Generative KI und somit auch KI-Lösungen wie ChatGPT und SwissGPT sind gekommen, um zu bleiben, und sie werden auch vor der Gesundheitsbranche keinen Halt machen. Und das ist auch gut so. Wird die generative KI richtig eingesetzt, hilft sie, lästige Bürokratieprozesse abzubauen, und gibt Ärzten und medizinischen Fachangestellten mehr Zeit für die Arbeit beziehungsweise die direkte Kommunikation mit dem Patienten. Gleichzeitig darf aber nicht vergessen werden, dass die KI-Technologien achtsam und verantwortungsvoll eingesetzt werden müssen. Wie fast immer gibt es auch hier die sogenannten zwei Seiten der Medaille. Mediziner sind gezwungen, sich an Datenschutz und Compliance-Regeln zu halten. Sie müssen generative KI transparent einsetzen, und bevor ein Gesundheitsbetrieb vollumfänglich von generativer KI profitieren kann, braucht es in der Regel individuell ausgerichtete Schulungen.
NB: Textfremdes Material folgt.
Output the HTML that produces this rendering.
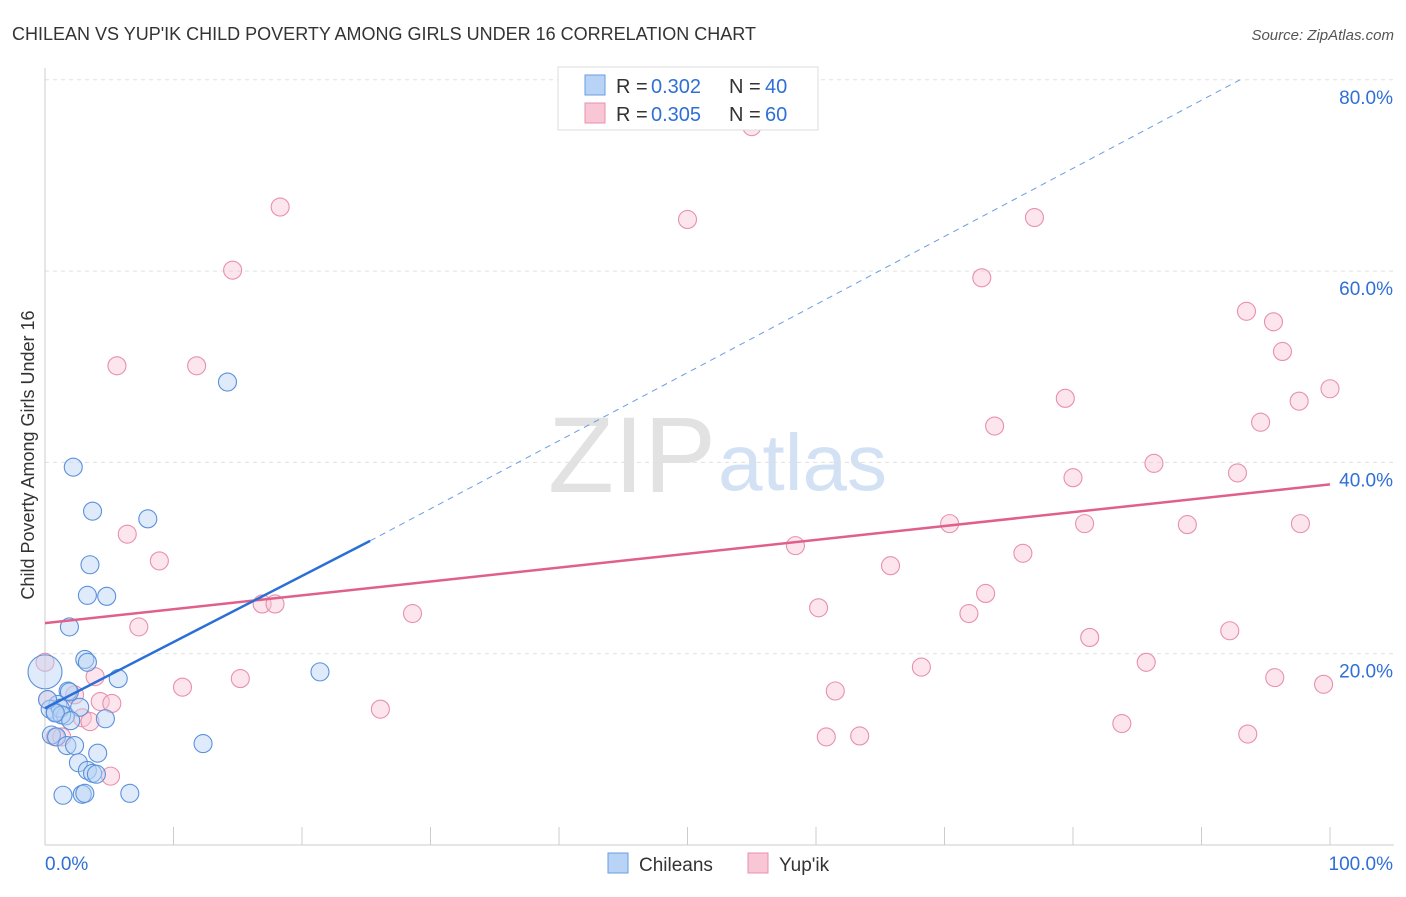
<!DOCTYPE html>
<html><head><meta charset="utf-8"><style>
body{margin:0;background:#fff;font-family:"Liberation Sans",sans-serif}
svg text{font-family:"Liberation Sans",sans-serif}
</style></head><body>
<svg id="c" width="1406" height="892">
<text x="12" y="40" font-size="18" fill="#333">CHILEAN VS YUP'IK CHILD POVERTY AMONG GIRLS UNDER 16 CORRELATION CHART</text>
<text x="1394" y="40" font-size="15" fill="#555" text-anchor="end" font-style="italic">Source: ZipAtlas.com</text>
<text x="716" y="492" font-size="108" fill="#e2e2e2" text-anchor="end" font-family="Liberation Serif">ZIP</text>
<text x="718" y="490" font-size="80" fill="#d3e1f5">atlas</text>
<text transform="translate(34,455) rotate(-90)" font-size="18" fill="#333" text-anchor="middle">Child Poverty Among Girls Under 16</text>
<g id="grid"></g><g id="marks"></g>
<g>
<rect x="558" y="67" width="260" height="63" fill="#fff" stroke="#ddd"/>
<rect x="585" y="75" width="20" height="20" fill="#b8d3f5" stroke="#6a9de0"/>
<rect x="585" y="103" width="20" height="20" fill="#f9c6d5" stroke="#e890ad"/>
<text x="616" y="93" font-size="20" fill="#333">R =</text><text x="651" y="93" font-size="20" fill="#2f6fd6">0.302</text>
<text x="729" y="93" font-size="20" fill="#333">N =</text><text x="765" y="93" font-size="20" fill="#2f6fd6">40</text>
<text x="616" y="121" font-size="20" fill="#333">R =</text><text x="651" y="121" font-size="20" fill="#2f6fd6">0.305</text>
<text x="729" y="121" font-size="20" fill="#333">N =</text><text x="765" y="121" font-size="20" fill="#2f6fd6">60</text>
</g>
<g>
<rect x="608" y="853" width="20" height="20" fill="#b8d3f5" stroke="#6a9de0"/>
<text x="639" y="871" font-size="19" fill="#333">Chileans</text>
<rect x="748" y="853" width="20" height="20" fill="#f9c6d5" stroke="#e890ad"/>
<text x="779" y="871" font-size="19" fill="#333">Yup'ik</text>
</g>
</svg>
<script>
const yTicks=[20,40,60,80];
const xTickLabels=["0.0%","100.0%"];
const blueX=[2.2,3.7,8.0,3.5,3.3,4.8,1.9,3.1,3.3,5.7,21.4,14.2,1.8,1.9,1.0,0.4,0.8,1.6,4.7,0.5,0.9,1.7,2.3,4.1,2.6,3.3,3.7,4.0,1.4,2.9,3.1,6.6,12.3,1.2,1.3,0.2,2.7,0.8,2.0,0];
const blueY=[39.5,34.9,34.1,29.3,26.1,26.0,22.8,19.4,19.1,17.4,18.1,48.4,16.1,16.0,14.7,14.2,13.9,13.5,13.2,11.5,11.3,10.4,10.4,9.6,8.6,7.8,7.5,7.4,5.2,5.3,5.4,5.4,10.6,14.3,13.6,15.2,14.4,13.8,13.0,18.1];
const pinkX=[55.0,18.3,50.0,77.0,14.6,72.9,93.5,95.6,96.3,5.6,11.8,79.4,100,97.6,73.9,94.6,86.3,80.0,92.8,6.4,70.4,80.9,88.9,97.7,8.9,58.4,76.1,65.8,16.9,17.9,73.2,28.6,60.2,71.9,7.3,81.3,92.2,68.2,85.7,0,10.7,15.2,61.5,95.7,99.5,3.9,2.3,4.3,5.2,2.9,3.5,26.1,83.8,60.8,63.4,93.6,0.8,1.3,5.1,0.2];
const pinkY=[75.1,66.7,65.4,65.6,60.1,59.3,55.8,54.7,51.6,50.1,50.1,46.7,47.7,46.4,43.8,44.2,39.9,38.4,38.9,32.5,33.6,33.6,33.5,33.6,29.7,31.3,30.5,29.2,25.2,25.2,26.3,24.2,24.8,24.2,22.8,21.7,22.4,18.6,19.1,19.1,16.5,17.4,16.1,17.5,16.8,17.6,15.7,15.0,14.8,13.3,12.9,14.2,12.7,11.3,11.4,11.6,11.3,11.3,7.2,15.2];
const pinkTrend=[[0,23.2],[100,37.7]];
const blueTrend=[[0,14.3],[25.3,31.8]];
const blueDash=[[25.3,31.8],[93.0,80.0]];
const X=v=>45+v*12.85, Y=v=>845-v*9.565;
const NS="http://www.w3.org/2000/svg";
const g=document.getElementById('grid'), m=document.getElementById('marks');
function el(t,a,p){const e=document.createElementNS(NS,t);for(const k in a)e.setAttribute(k,a[k]);p.appendChild(e);return e;}
yTicks.forEach(t=>{
 const l=el('line',{x1:45,x2:1394,y1:Y(t),y2:Y(t),stroke:'#e0e0e0','stroke-dasharray':'4,4'},g);
 
 
 const tx=el('text',{x:1393,y:Y(t)+24,'font-size':19,fill:'#2f6fd6','text-anchor':'end'},g);tx.textContent=t+'.0%';
 
 
});
const ax=el('line',{x1:45,x2:1394,y1:845,y2:845,stroke:'#ccc'},g);


const ay=el('line',{x1:45,x2:45,y1:68,y2:845,stroke:'#ccc'},g);


for(let i=0;i<=10;i++){const t=el('line',{x1:X(i*10),x2:X(i*10),y1:827,y2:845,stroke:'#ccc'},g);
 
 }
[[0,'start',45],[100,'end',1393]].forEach((d,i)=>{const t=el('text',{x:d[2],y:870,'font-size':19,fill:'#2f6fd6','text-anchor':d[1]},g);t.textContent=xTickLabels[i];
 
 });
function dot(x,y,r,f,s,n){const c=el('circle',{cx:X(x),cy:Y(y),r:r,fill:f,'fill-opacity':0.45,stroke:s,'stroke-width':1.1},m);
 
 }
pinkX.forEach((x,i)=>dot(x,pinkY[i],9,'#f9c6d5','#e890ad','yupik-point'));
blueX.forEach((x,i)=>dot(x,blueY[i],i==blueX.length-1?17:9,'#b8d3f5','#5a91dc','chilean-point'));
function line(d,st,w,da,n){const l=el('line',{x1:X(d[0][0]),y1:Y(d[0][1]),x2:X(d[1][0]),y2:Y(d[1][1]),stroke:st,'stroke-width':w},m);if(da)l.setAttribute('stroke-dasharray',da);
 
 }
line(pinkTrend,'#e0608a',2.5,null,'yupik-trend-line');
line(blueTrend,'#2a6fd6',2.5,null,'chilean-trend-line');
line(blueDash,'#6a9de0',1,'6,5','chilean-trend-extension');
</script>
</body></html>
Wer im Hinblick auf Datenschutz und vor allem die Wahrung der Patientendaten auf der sicheren Seite sein möchte, sollte ChatGPT nicht im operativen Betrieb nutzen, sondern hier eher auf Open-Source-Modelle setzen, die On-Prem oder in Schweizer beziehungsweise deutschen Rechenzentren betrieben werden können.